Microfluidic Co-Culture System for Synaptically Segregated Neural Networks to Explore Astrocyte-Driven Neural Pathology

Investigating astrocyte–neuron communication in the absence of neuron-to-neuron signalling is not feasible using traditional cell culture, due to the complexity of synaptic networks. To overcome this limitation, we developed a three-compartment microfluidic co-culture device that fluidically isolates two neuronal populations while allowing astrocyte growth throughout. This design enables investigation of astrocyte-specific contributions to neuropathology between synaptically isolated neurons. The device features 10 banks forming maze-like structures that physically and fluidically isolate two primary cortical neuron populations by restricting neurite extension and fluid exchange, while enabling an astrocyte monolayer to infiltrate all compartments. Using this platform, we treated one neuron–astrocyte population with the excitotoxin kainic acid (KA) and observed neurite degeneration in the adjacent, fluidically isolated neuronal population, connected via astrocytes.
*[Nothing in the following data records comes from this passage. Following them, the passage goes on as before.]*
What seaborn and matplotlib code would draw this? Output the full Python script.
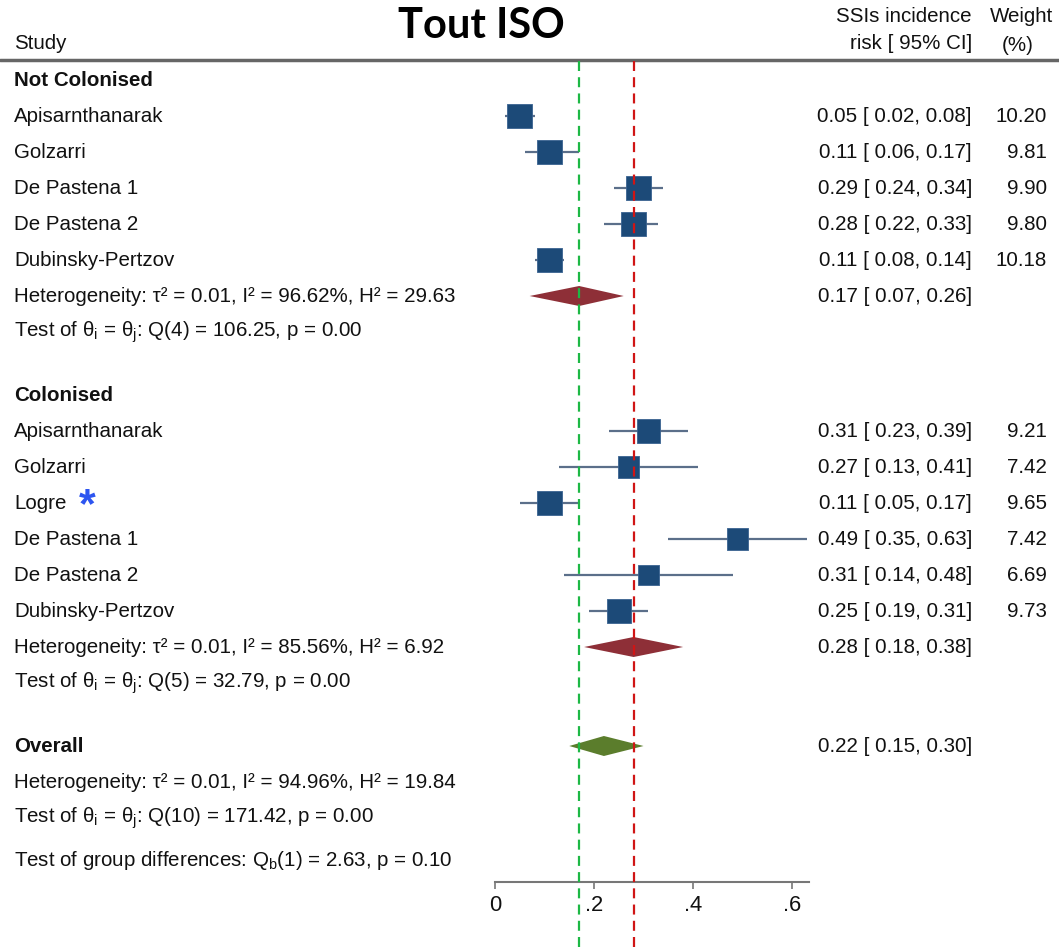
import numpy as np
import matplotlib
matplotlib.use("Agg")
import matplotlib.pyplot as plt
import seaborn as sns

# ---- data ----
nc_studies = ["Apisarnthanarak", "Golzarri", "De Pastena 1", "De Pastena 2", "Dubinsky-Pertzov"]
nc_est = [0.05, 0.11, 0.29, 0.28, 0.11]
nc_lo = [0.02, 0.06, 0.24, 0.22, 0.08]
nc_hi = [0.08, 0.17, 0.34, 0.33, 0.14]
nc_weight = [10.20, 9.81, 9.90, 9.80, 10.18]

col_studies = ["Apisarnthanarak", "Golzarri", "Logre", "De Pastena 1", "De Pastena 2", "Dubinsky-Pertzov"]
col_est = [0.31, 0.27, 0.11, 0.49, 0.31, 0.25]
col_lo = [0.23, 0.13, 0.05, 0.35, 0.14, 0.19]
col_hi = [0.39, 0.41, 0.17, 0.63, 0.48, 0.31]
col_weight = [9.21, 7.42, 9.65, 7.42, 6.69, 9.73]

pooled_labels = ["Not Colonised", "Colonised", "Overall"]
pooled_est = [0.17, 0.28, 0.22]
pooled_lo = [0.07, 0.18, 0.15]
pooled_hi = [0.26, 0.38, 0.30]

het_text = [
    "Heterogeneity: τ² = 0.01, I² = 96.62%, H² = 29.63",
    "Heterogeneity: τ² = 0.01, I² = 85.56%, H² = 6.92",
    "Heterogeneity: τ² = 0.01, I² = 94.96%, H² = 19.84",
]
test_text = [
    r"Test of θ$_\mathregular{i}$ = θ$_\mathregular{j}$: Q(4) = 106.25, p = 0.00",
    r"Test of θ$_\mathregular{i}$ = θ$_\mathregular{j}$: Q(5) = 32.79, p = 0.00",
    r"Test of θ$_\mathregular{i}$ = θ$_\mathregular{j}$: Q(10) = 171.42, p = 0.00",
]
group_test = r"Test of group differences: Q$_\mathregular{b}$(1) = 2.63, p = 0.10"

xticks = [0, 0.2, 0.4, 0.6]
xtick_labels = ["0", ".2", ".4", ".6"]

# ---- style ----
sns.set_theme(style="white")
plt.rcParams["font.family"] = ["Liberation Sans", "DejaVu Sans"]
plt.rcParams["mathtext.fontset"] = "custom"
plt.rcParams["mathtext.rm"] = "Liberation Sans"

W, H = 1059, 947
X0, PX_PER_UNIT = 495, 495.0   # pixel of x=0, pixels per unit


def px(x):
    return (x - X0) / PX_PER_UNIT


fig = plt.figure(figsize=(W / 100, H / 100), dpi=100)
ax = fig.add_axes([0, 0, 1, 1])
ax.set_xlim(px(0), px(W))
ax.set_ylim(H, 0)

TXT = "#111111"
FS = 14.8
SQ = "#1c4a78"
CI_COL = "#5b6f8a"

# ---- row layout ----
step = 36
y_nc_head = 80
y_nc = [y_nc_head + step * (i + 1) for i in range(len(nc_studies))]
y_nc_het = y_nc[-1] + step
y_nc_test = y_nc_het + step
y_col_head = y_nc_test + 63
y_col = [y_col_head + step * (i + 1) for i in range(len(col_studies))]
y_col_het = y_col[-1] + step
y_col_test = y_col_het + step
y_all = y_col_test + 63
y_all_het = y_all + step
y_all_test = y_all_het + step
y_group = y_all_test + 42

# reference lines
top_frac = (H - 61) / H
ax.axvline(pooled_est[0], ymax=top_frac, color="#1db845", ls=(0, (4.5, 2.8)), lw=1.6, zorder=4)
ax.axvline(pooled_est[1], ymax=top_frac, color="#d01515", ls=(0, (4.5, 2.8)), lw=1.6, zorder=4)

# header
ax.axhline(60, color="#666666", lw=2.5)
ax.text(px(14), 43, "Study", fontsize=FS, color=TXT, va="center")
ax.text(px(481), 26, "Tout ISO", fontsize=30, fontweight="bold", family=["Lato", "DejaVu Sans"],
        color="black", ha="center", va="center")
ax.text(px(972), 16, "SSIs incidence", fontsize=FS, color=TXT, ha="right", va="center")
ax.text(px(972), 43, "risk [ 95% CI]", fontsize=FS, color=TXT, ha="right", va="center")
ax.text(px(1022), 16, "Weight", fontsize=FS, color=TXT, ha="center", va="center")
ax.text(px(1018), 45, "(%)", fontsize=FS, color=TXT, ha="center", va="center")


def draw_group(studies, est, lo, hi, wt, ys):
    ax.hlines(ys, lo, hi, color=CI_COL, lw=1.6, zorder=2)
    sns.scatterplot(x=est, y=ys, size=wt, sizes=(31.5 * 6.69, 31.5 * 10.2), size_norm=(6.69, 10.2),
                    marker="s", color=SQ, edgecolor="#3a6391", linewidth=0.6, legend=False, ax=ax, zorder=3)
    for name, e, l, h, w, y in zip(studies, est, lo, hi, wt, ys):
        ax.text(px(14), y, name, fontsize=FS, color=TXT, va="center")
        ax.text(px(972), y, f"{e:.2f} [ {l:.2f}, {h:.2f}]", fontsize=FS, color=TXT, ha="right", va="center")
        ax.text(px(1047), y, f"{w:.2f}", fontsize=FS, color=TXT, ha="right", va="center")


def diamond(e, l, h, y, color):
    ax.fill([l, e, h, e], [y, y - 10, y, y + 10], color=color, lw=0, zorder=3)
    ax.text(px(972), y, f"{e:.2f} [ {l:.2f}, {h:.2f}]", fontsize=FS, color=TXT, ha="right", va="center")


# Not colonised
ax.text(px(14), y_nc_head, pooled_labels[0], fontsize=FS, fontweight="bold", color=TXT, va="center")
draw_group(nc_studies, nc_est, nc_lo, nc_hi, nc_weight, y_nc)
diamond(pooled_est[0], pooled_lo[0], pooled_hi[0], y_nc_het, "#8e2f37")
ax.text(px(14), y_nc_het, het_text[0], fontsize=FS, color=TXT, va="center")
ax.text(px(14), y_nc_test, test_text[0], fontsize=FS, color=TXT, va="center")

# Colonised
ax.text(px(14), y_col_head, pooled_labels[1], fontsize=FS, fontweight="bold", color=TXT, va="center")
draw_group(col_studies, col_est, col_lo, col_hi, col_weight, y_col)
diamond(pooled_est[1], pooled_lo[1], pooled_hi[1], y_col_het, "#8e2f37")
ax.text(px(14), y_col_het, het_text[1], fontsize=FS, color=TXT, va="center")
ax.text(px(14), y_col_test, test_text[1], fontsize=FS, color=TXT, va="center")
ax.text(px(79), y_col[2] + 3, "*", fontsize=31, fontweight="bold", color="#2d55f0", va="center")

# Overall
ax.text(px(14), y_all, pooled_labels[2], fontsize=FS, fontweight="bold", color=TXT, va="center")
diamond(pooled_est[2], pooled_lo[2], pooled_hi[2], y_all, "#5b7d2c")
ax.text(px(14), y_all_het, het_text[2], fontsize=FS, color=TXT, va="center")
ax.text(px(14), y_all_test, test_text[2], fontsize=FS, color=TXT, va="center")
ax.text(px(14), y_group, group_test, fontsize=FS, color=TXT, va="center")

# x axis
for s in ["top", "left", "right"]:
    ax.spines[s].set_visible(False)
ax.spines["bottom"].set_position(("data", 882))
ax.spines["bottom"].set_bounds(0, 0.635)
ax.spines["bottom"].set_color("#777777")
ax.spines["bottom"].set_linewidth(1.5)
ax.set_xticks(xticks)
ax.set_xticklabels(xtick_labels, fontsize=FS + 1, color=TXT)
ax.tick_params(axis="x", direction="out", length=5, width=1.2, color="#777777", pad=4, bottom=True)
ax.set_yticks([])
ax.set_xlabel("")
ax.set_ylabel("")

fig.savefig("out.png", dpi=100)
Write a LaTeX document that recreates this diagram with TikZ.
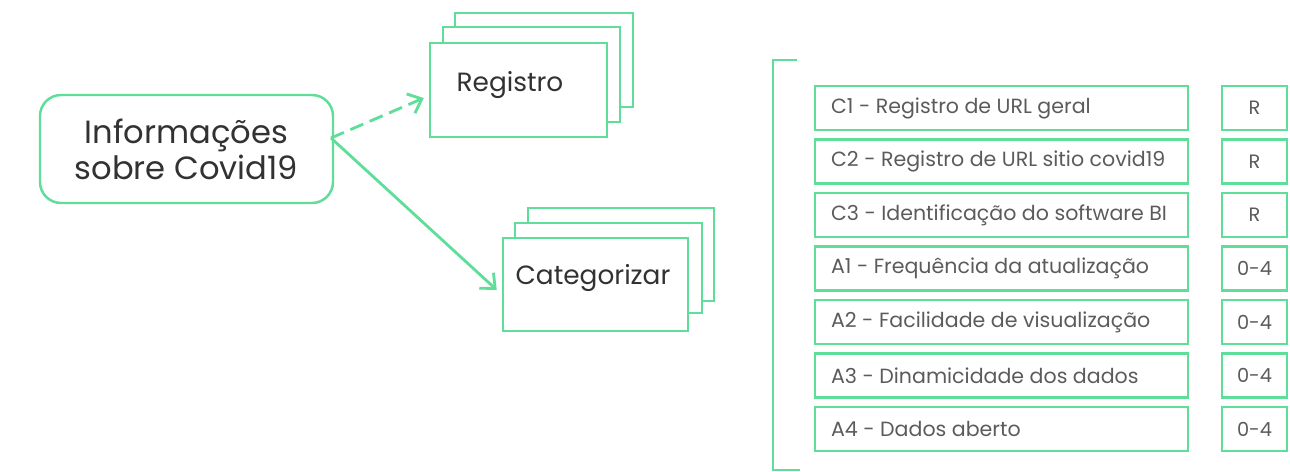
\documentclass[tikz,border=0pt]{standalone}
\usepackage{fontspec}
\setmainfont{Poppins}
\usepackage{tikz}
\usetikzlibrary{arrows.meta}
\definecolor{covgreen}{RGB}{94,222,152}
\definecolor{covtext}{RGB}{50,50,50}

\tikzset{
	layer/.style={draw=covgreen, line width=1.4pt, fill=white},
	infobox/.style={draw=covgreen, line width=1.4pt, rounded corners=0.42cm, minimum width=5.86cm, minimum height=2.16cm, align=center, text=covtext, font=\fontsize{18.3}{20.5}\selectfont},
	critbox/.style={draw=covgreen, line width=1.3pt, minimum width=7.46cm, minimum height=0.88cm},
	scorebox/.style={draw=covgreen, line width=1.3pt, minimum width=1.3cm, minimum height=0.88cm, text=covtext!80, font=\fontsize{11}{13}\selectfont},
	crittext/.style={anchor=west, text=covtext!80, font=\fontsize{11.7}{13}\selectfont},
	flow/.style={draw=covgreen, line width=1.6pt, -{Straight Barb[length=2.4mm,width=4.2mm]}}
}

\begin{document}
\begin{tikzpicture}
	
	\useasboundingbox (0,0) rectangle (25.8,9.44);
	%\draw[step=0.5,black,thin] (0,0) grid (25.8,9.44);
	
	\node [infobox] (info) at (3.73,6.46) {Informações\\sobre Covid19};
	\coordinate (src) at (6.62,6.68);
	
	% Registro
	\draw [layer] (9.1,7.3) rectangle (12.66,9.18);
	\draw [layer] (8.86,7.0) rectangle (12.4,8.9);
	\node [layer, minimum width=3.54cm, minimum height=1.88cm] (reg) at (10.37,7.64) {};
	\node [text=covtext, font=\fontsize{15}{17}\selectfont] (regtxt) at (10.2,7.74) {Registro};
	
	% Categorizar
	\draw [layer] (10.56,3.42) rectangle (14.28,5.28);
	\draw [layer] (10.3,3.18) rectangle (14.04,4.98);
	\node [layer, minimum width=3.7cm, minimum height=1.86cm] (cat) at (11.91,3.75) {};
	\node [text=covtext, font=\fontsize{15}{17}\selectfont] (cattxt) at (11.86,3.88) {Categorizar};
	
	\draw [flow, dashed, dash pattern=on 8pt off 4pt] (src) -- ([yshift=-0.16cm,xshift=-0.1cm]reg.west);
	\draw [flow] (src) -- ([yshift=-0.11cm,xshift=-0.1cm]cat.west);
	
	% bracket
	\coordinate (brtop) at (15.94,8.24);
	\coordinate (brbot) at (16.0,0.04);
	\draw [draw=covgreen, line width=1.6pt] (brtop) -| (15.46,0.04) -- (brbot);
	
	% criteria
	\node [critbox] (cri1) at (20.03,7.28) {};
	\node [critbox] (cri2) at (20.03,6.21) {};
	\node [critbox] (cri3) at (20.03,5.14) {};
	\node [critbox] (cri4) at (20.03,4.07) {};
	\node [critbox] (cri5) at (20.03,3.0) {};
	\node [critbox] (cri6) at (20.03,1.93) {};
	\node [critbox] (cri7) at (20.03,0.86) {};
	
	\node [crittext] (t1) at ([xshift=0.22cm]cri1.west) {C1 - Registro de URL geral};
	\node [crittext] (t2) at ([xshift=0.22cm]cri2.west) {C2 - Registro de URL sitio covid19};
	\node [crittext] (t3) at ([xshift=0.22cm]cri3.west) {C3 - Identificação do software BI};
	\node [crittext] (t4) at ([xshift=0.22cm]cri4.west) {A1 - Frequência da atualização};
	\node [crittext] (t5) at ([xshift=0.22cm]cri5.west) {A2 - Facilidade de visualização};
	\node [crittext] (t6) at ([xshift=0.22cm]cri6.west) {A3 - Dinamicidade dos dados};
	\node [crittext] (t7) at ([xshift=0.22cm]cri7.west) {A4 - Dados aberto};
	
	\node [scorebox] (s1) at (25.09,7.28) {R};
	\node [scorebox] (s2) at (25.09,6.21) {R};
	\node [scorebox] (s3) at (25.09,5.14) {R};
	\node [scorebox] (s4) at (25.09,4.07) {0-4};
	\node [scorebox] (s5) at (25.09,3.0) {0-4};
	\node [scorebox] (s6) at (25.09,1.93) {0-4};
	\node [scorebox] (s7) at (25.09,0.86) {0-4};
	
\end{tikzpicture}
\end{document}
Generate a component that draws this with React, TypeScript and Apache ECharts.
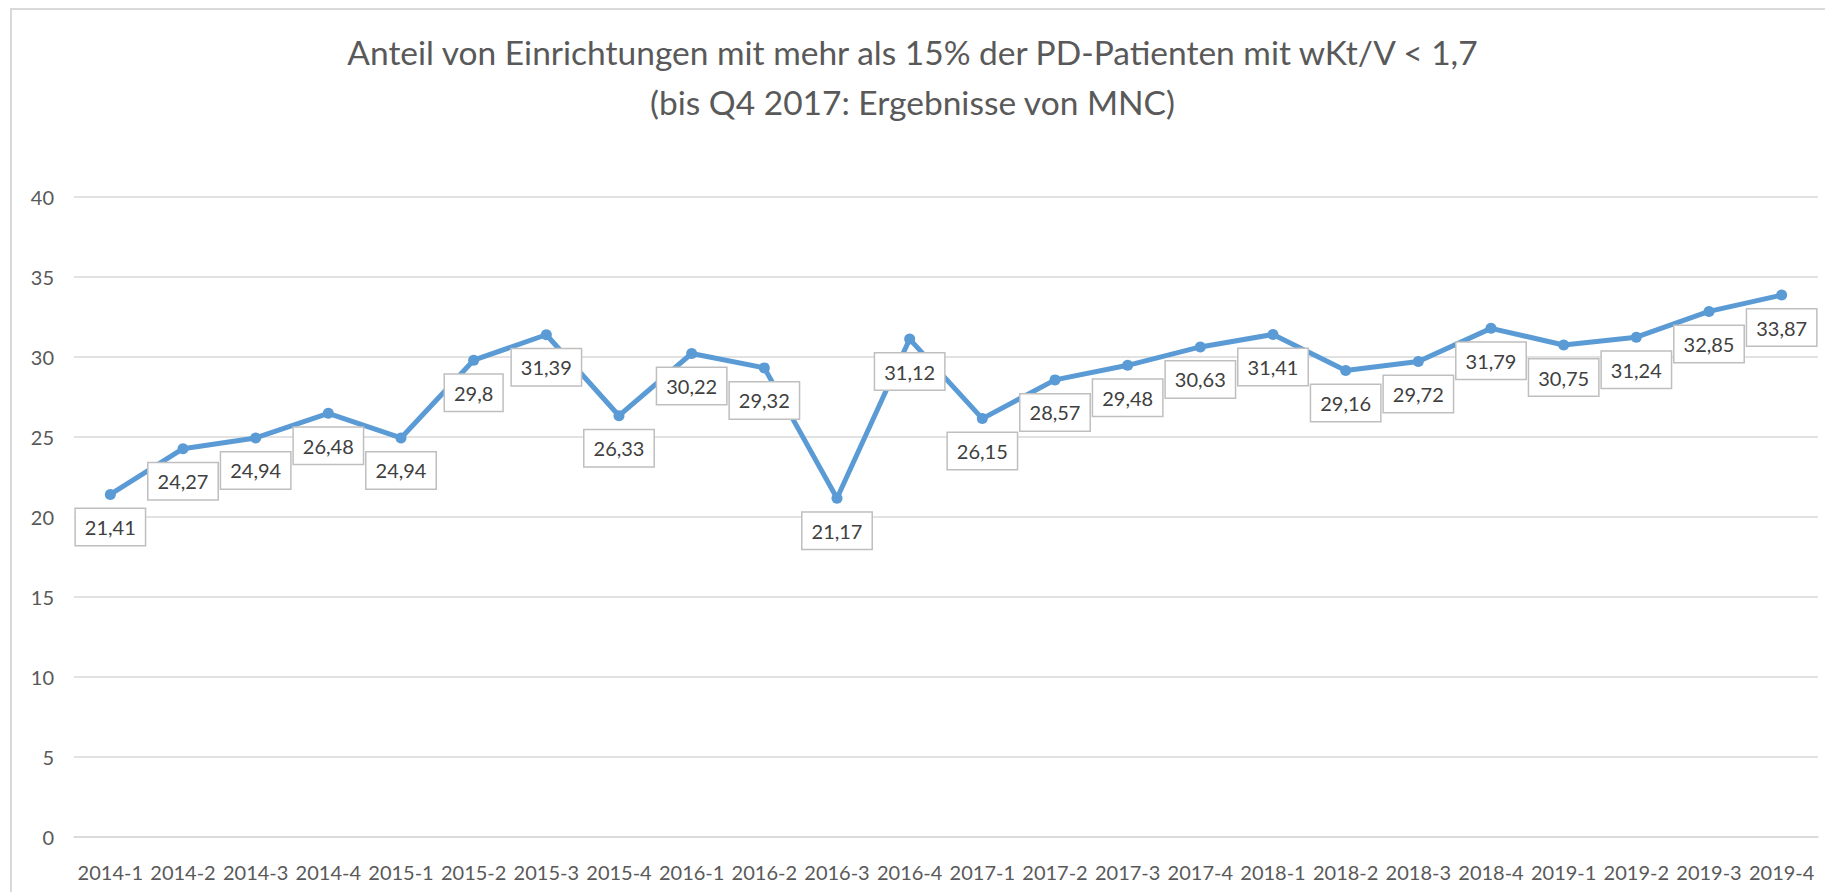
import React, { useEffect, useRef } from "react";
import * as echarts from "echarts";

const titleLines = [
  "Anteil von Einrichtungen mit mehr als 15% der PD-Patienten mit wKt/V < 1,7",
  "(bis Q4 2017: Ergebnisse von MNC)",
];

const categories = [
  "2014-1", "2014-2", "2014-3", "2014-4",
  "2015-1", "2015-2", "2015-3", "2015-4",
  "2016-1", "2016-2", "2016-3", "2016-4",
  "2017-1", "2017-2", "2017-3", "2017-4",
  "2018-1", "2018-2", "2018-3", "2018-4",
  "2019-1", "2019-2", "2019-3", "2019-4",
];

const values = [
  21.41, 24.27, 24.94, 26.48,
  24.94, 29.8, 31.39, 26.33,
  30.22, 29.32, 21.17, 31.12,
  26.15, 28.57, 29.48, 30.63,
  31.41, 29.16, 29.72, 31.79,
  30.75, 31.24, 32.85, 33.87,
];

const yMin = 0;
const yMax = 40;
const yInterval = 5;

const FONT = "Lato, 'Open Sans', 'Liberation Sans', sans-serif";

export default function App() {
  const ref = useRef<HTMLDivElement>(null);

  useEffect(() => {
    if (!ref.current) return;
    const chart = echarts.init(ref.current, undefined, { renderer: "svg" });
    chart.setOption({
      animation: false,
      backgroundColor: "#ffffff",
      textStyle: { fontFamily: FONT },
      title: {
        text: titleLines.join("\n"),
        left: "center",
        top: 22,
        textStyle: {
          fontFamily: FONT,
          fontSize: 33.5,
          lineHeight: 50,
          fontWeight: "normal",
          color: "#595959",
        },
      },
      graphic: [
        {
          type: "rect",
          shape: { x: 11, y: 9, width: 1830, height: 900 },
          style: { fill: "none", stroke: "#D9D9D9", lineWidth: 2 },
          silent: true,
        },
      ],
      grid: { left: 74, right: 7, top: 197, bottom: 55, containLabel: false },
      xAxis: {
        type: "category",
        data: categories,
        boundaryGap: true,
        axisLine: { show: true, lineStyle: { color: "#D9D9D9", width: 1.5 } },
        axisTick: { show: false },
        axisLabel: {
          interval: 0,
          margin: 25,
          fontFamily: FONT,
          fontSize: 20,
          color: "#595959",
        },
      },
      yAxis: {
        type: "value",
        min: yMin,
        max: yMax,
        interval: yInterval,
        axisLine: { show: false },
        axisTick: { show: false },
        splitLine: { lineStyle: { color: "#D9D9D9", width: 1.5 } },
        axisLabel: {
          margin: 20,
          fontFamily: FONT,
          fontSize: 20,
          color: "#595959",
        },
      },
      series: [
        {
          type: "line",
          data: values,
          symbol: "circle",
          symbolSize: 11,
          lineStyle: { color: "#5B9BD5", width: 5 },
          itemStyle: { color: "#5B9BD5" },
          label: {
            show: true,
            position: "bottom",
            distance: 9,
            formatter: (p: any) => String(p.value).replace(".", ","),
            fontFamily: FONT,
            fontSize: 20,
            lineHeight: 22,
            color: "#404040",
            backgroundColor: "#ffffff",
            borderColor: "#BFBFBF",
            borderWidth: 1.5,
            padding: [7, 9, 7, 9],
          },
        },
      ],
    });
    return () => chart.dispose();
  }, []);

  return (
    <div
      ref={ref}
      style={{ position: "fixed", left: 0, top: 0, width: 1825, height: 892 }}
    />
  );
}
Pre-treatment of the astrocyte-only compartment with the membrane-permeable calcium chelator BAPTA-AM significantly reduced neurotoxicity in the isolated neurons. These findings indicate a calcium-dependent role for astrocytes in mediating excitotoxic pathology between physically segregated neuronal populations. This is the first platform to construct a neuronal network with directional connectivity between different populations of neurons and astrocytes and enables us to uncouple and independently investigate the role of astrocytes in the temporal and spatial events of neuronal network activity.